A number of the professionals present at the forum continue to be involved. Duany and the team leaders met in Biloxi with locals for three days beginning November 30, 2005, to present seminars on New Urbanism-101 in many of the coastal towns. "There are on-going training and educational opportunities for local planners," said Sorlien. In addition, several charrette participants are planning a SmartCode Workshop, scheduled for March 2006 in Biloxi.

The final design team reports were posted on the internet mid-November 2005 in an effort to make all of the information available to the public (www.mississippirenewal.com). Public town hall meetings have been held in numerous locations since October 19, 2005, throughout the 11 municipalities to gauge citizen reaction and to obtain feedback. "This is an important step in the process," said Henderson. "It's up to the individual municipalities to select the plans and architecture for their neighborhoods."

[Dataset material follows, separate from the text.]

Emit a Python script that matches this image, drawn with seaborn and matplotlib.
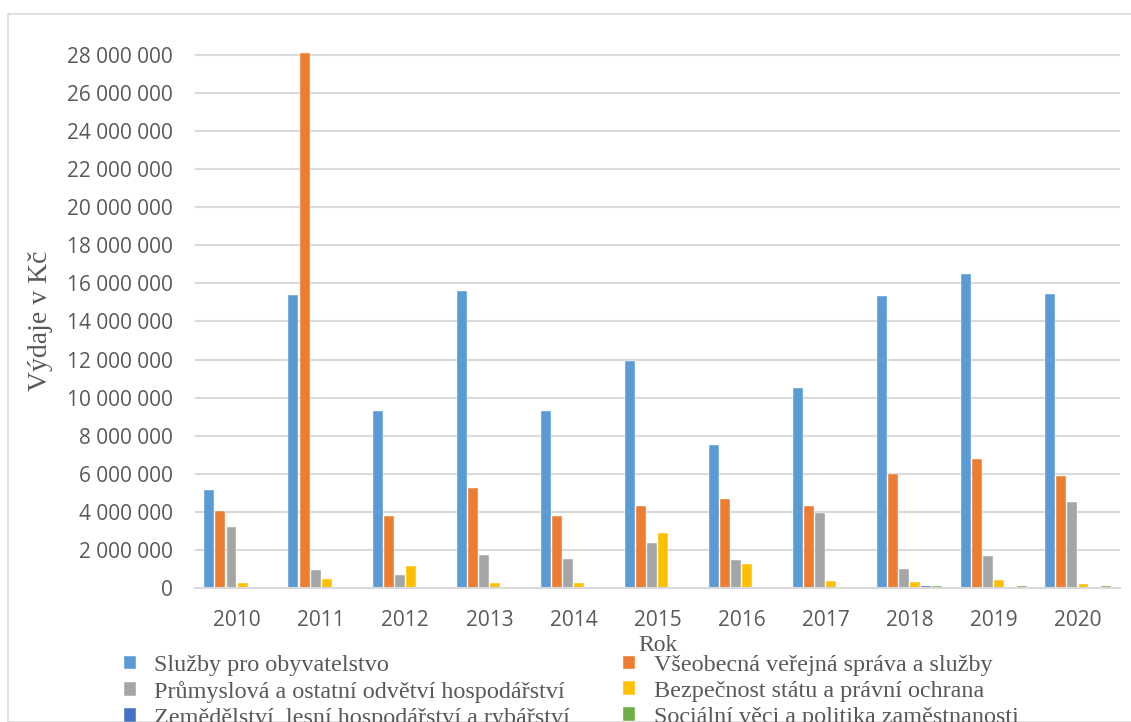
import numpy as np
import matplotlib
matplotlib.use("Agg")
import matplotlib.pyplot as plt
from matplotlib.patches import Rectangle
from matplotlib.ticker import FuncFormatter, MultipleLocator
import pandas as pd
import seaborn as sns

years = ["2010", "2011", "2012", "2013", "2014", "2015", "2016", "2017", "2018", "2019", "2020"]
series = [
    "Služby pro obyvatelstvo",
    "Všeobecná veřejná správa a služby",
    "Průmyslová a ostatní odvětví hospodářství",
    "Bezpečnost státu a právní ochrana",
    "Zemědělství, lesní hospodářství a rybářství",
    "Sociální věci a politika zaměstnanosti",
]
sluzby = [5150000, 15400000, 9280000, 15600000, 9280000, 11900000, 7500000, 10500000, 15350000, 16500000, 15450000]
sprava = [4050000, 28100000, 3780000, 5250000, 3780000, 4300000, 4650000, 4300000, 6000000, 6780000, 5900000]
prumysl = [3200000, 950000, 680000, 1730000, 1520000, 2360000, 1470000, 3950000, 1000000, 1680000, 4500000]
bezpecnost = [260000, 450000, 1150000, 270000, 270000, 2900000, 1250000, 370000, 300000, 420000, 220000]
zemedelstvi = [20000, 10000, 20000, 20000, 20000, 20000, 20000, 20000, 100000, 30000, 60000]
socialni = [20000, 20000, 10000, 20000, 20000, 70000, 30000, 50000, 80000, 100000, 90000]

colors = ["#5B9BD5", "#ED7D31", "#A5A5A5", "#FFC000", "#4472C4", "#70AD47"]

values = [sluzby, sprava, prumysl, bezpecnost, zemedelstvi, socialni]
rows = []
for name, vals in zip(series, values):
    for y, v in zip(years, vals):
        rows.append({"Rok": y, "Oblast": name, "Výdaje": v})
df = pd.DataFrame(rows)

sns.set_style("white")
plt.rcParams["font.family"] = ["Liberation Serif", "DejaVu Serif"]

fig = plt.figure(figsize=(11.31, 7.22), dpi=100)
ax = fig.add_axes([195 / 1131, 1 - 588 / 722, 925 / 1131, 535 / 722])

sns.barplot(data=df, x="Rok", y="Výdaje", hue="Oblast", hue_order=series,
            palette=colors, saturation=1, width=0.79, gap=0.1, ax=ax, legend=True,
            edgecolor="white", linewidth=0.3)

ax.set_ylim(0, 28100000)
ax.set_xlim(-0.5, 10.5)
ax.yaxis.set_major_locator(MultipleLocator(2000000))
ax.yaxis.set_major_formatter(FuncFormatter(lambda v, p: f"{int(v):,}".replace(",", " ")))
ax.grid(axis="y", color="#D9D9D9", linewidth=1.5)
ax.set_axisbelow(True)
for s in ["top", "right", "left"]:
    ax.spines[s].set_visible(False)
ax.spines["bottom"].set_color("#D9D9D9")
ax.spines["bottom"].set_linewidth(1.5)
ax.tick_params(length=0)
ax.tick_params(axis="y", pad=16)
ax.tick_params(axis="x", pad=16)
for lab in ax.get_xticklabels() + ax.get_yticklabels():
    lab.set_fontfamily("Open Sans")
    lab.set_fontsize(15)
    lab.set_color("#595959")

ax.set_ylabel("Výdaje v Kč", fontsize=20, color="#595959", labelpad=10)
ax.set_xlabel("Rok", fontsize=17, color="#595959", labelpad=3)

# legend in row order like the original (two columns)
handles, labels = ax.get_legend_handles_labels()
ax.get_legend().remove()
order = [0, 2, 4, 1, 3, 5]
fig.legend([handles[i] for i in order], [labels[i] for i in order],
           loc="upper left", bbox_to_anchor=(112 / 1131, 1 - 643 / 722),
           ncol=2, frameon=False, fontsize=17.4, labelcolor="#595959",
           handlelength=0.5, handleheight=0.5, handletextpad=0.75,
           columnspacing=2.2, labelspacing=0.2, borderpad=0)

fig.patches.append(Rectangle((8 / 1131, 0), 1.2, 1 - 14 / 722, transform=fig.transFigure,
                             fill=False, edgecolor="#D9D9D9", linewidth=1.2))

fig.savefig("out.png", dpi=100)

The Commission submitted its final report to Governor Barbour on December 9, 2005, and it was then distributed to each of the municipalities.

Opinions vary as to the likelihood these designs will be realized. Complex problems – such as coding, insurance and FEMA; private ownership; and expense – make it difficult to proceed. To address the concerns of casino and private developers, the day after the forum, 2,000 contractors were invited to join the rebuilding discussion. A few weeks later, a meeting between local citizens and MDOT attempted to get the department on board with the new urbanist plans. As for the goals of the transportation team, Garrick said that "we want to bring the Mississippi Department of Transportation's (MDOT) ideas in line with local desires, but I think we need someone with clout to be on the same wavelength with our vision. Otherwise, it seems very unlikely that it will happen. [MDOT] already has different plans." In terms of the architecture, "We expect a mix of traditional and modern design," said Henderson. Franck believes that "if the planning is adopted, the architecture will follow since Mississippians have such a strong tradition of good architecture."

On the issue of funding, Henderson is conservatively optimistic. "Biloxi and Gulfport may have some funding – mostly FEMA replacement; none will be state funded," she said. "Local civic funds may be available and hopefully we can count on patrons to contribute. I'm hopeful." In fact, a number of patrons have already come forward to supplement the Federal government's pledge of $51.8 billion.

"The real redeeming consequence of this charrette," said Tregoning, "has been to bring back the Gulf Coast better, stronger, more resilient, more competitive, more beautiful. All of us came here in an act of faith."